Pay for Performance! The words carry such hope for the managers and HR drones among us. Even the "little guy" gets a glimmer of hope that under such a meritocracy, even they have a chance to cash in..... and then reality slams you in the face like a two-by-four when you read about the case of the Home Depot CEO who managed to cut a deal for himself that ensures he gets paid over $200 Million USD, no matter how badly he screwed the pooch! Gee, maybe I ought to ditch this HR gig of mine and take on that job - after all, I have probably spent enough there in the past few years to cover whatever salary I want.
I don't raise the issue to boil your blood (though that's probably happening now too), but I want to use it as an object lesson to get you to lead up. You cant directly control what wacky pay practice your Board will employ for your next CEO, but you can ensure that you apply a pay for performance process on your people.
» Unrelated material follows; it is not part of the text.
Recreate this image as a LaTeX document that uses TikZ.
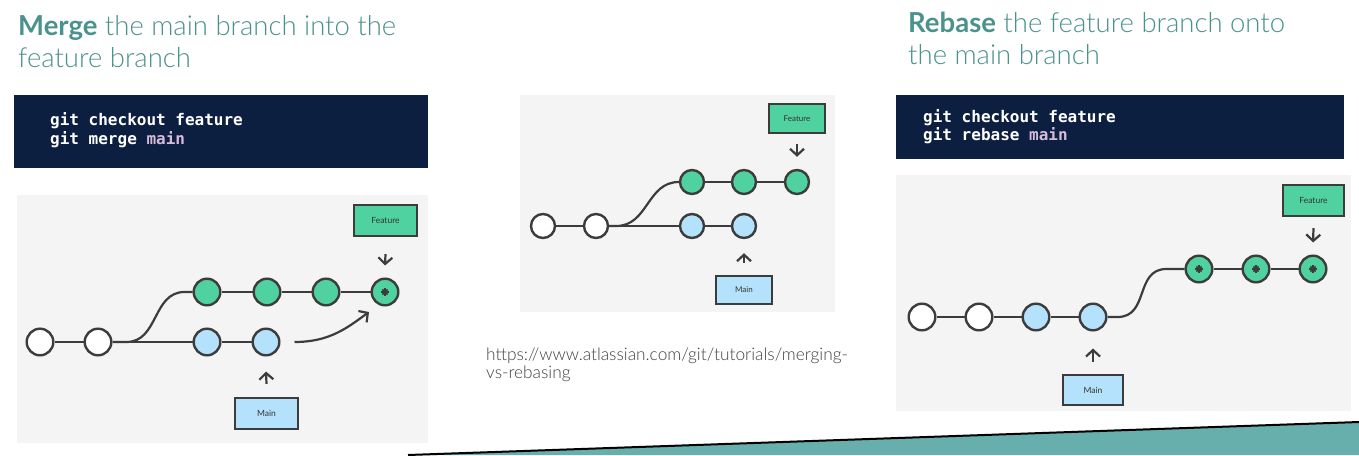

The payoff for a real, honest and objective pay for performance plan will pay dividend well beyond the initial sweat investment needed to implement it - but only if you do it right. Now, the secret here is that doing it right isn't really all that hard. All you have to do is understand what good performance looks like, gain agreement from all concerned on that point, communicate the hell out of of it - then make everyone live or die by that standard.
See - now wasn't that simple? Maybe I should bottle this stuff up in a consulting package and sell it to the Board over at Home Depot.
YOUR MISSION:
If you don't have a pay for performance plan, talk with your leadership or HR about how your organization can benefit from one. If you have one, USE IT to differentiate rewards.